British pop star Sophie Ellis-Bextor chose to self-fund her latest album Wanderlust because record label bosses feared her new music was too risky.

The Murder On The Dance Floor hitmaker moved away from her usual pop/disco sound for her fifth record, and she ended up paying for the project herself because label executives would not back her experimental new style.

She tells Britain's Daily Telegraph newspaper, "It was exhilarating and quite nerve-wracking. There was no one I was answerable to and no one peering over my shoulder seeing what I was up to - which was liberating, but also (it means) you're kind of a little bit in freefall... When it came to the funding of it and the few demos I had, most labels passed - they liked it but didn't think it was commercial.

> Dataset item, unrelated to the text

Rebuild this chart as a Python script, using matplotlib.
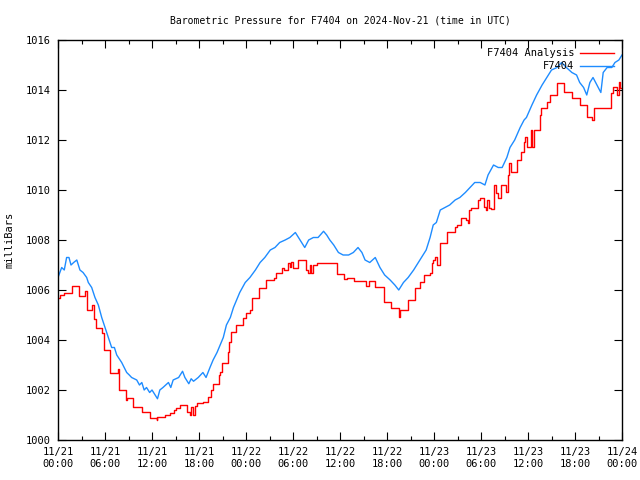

"And then I looked at options like crowd-funding. I don't have any judgment about people that do it, but for me it just felt a little bit disingenuous because I thought: 'If I'm making a slight risk of an album, why am I not making the risk my own? Why am I expecting my fans to make the financial risk for me?'"

Ellis-Bextor's risk paid off as Wanderlust reached the number four spot on the U.K. albums chart after it was released in January (14) and she recouped her investment in less than a month.

She calls the chart feat "amazingly gratifying" adding, "I'm really proud of the fact that we did it that way."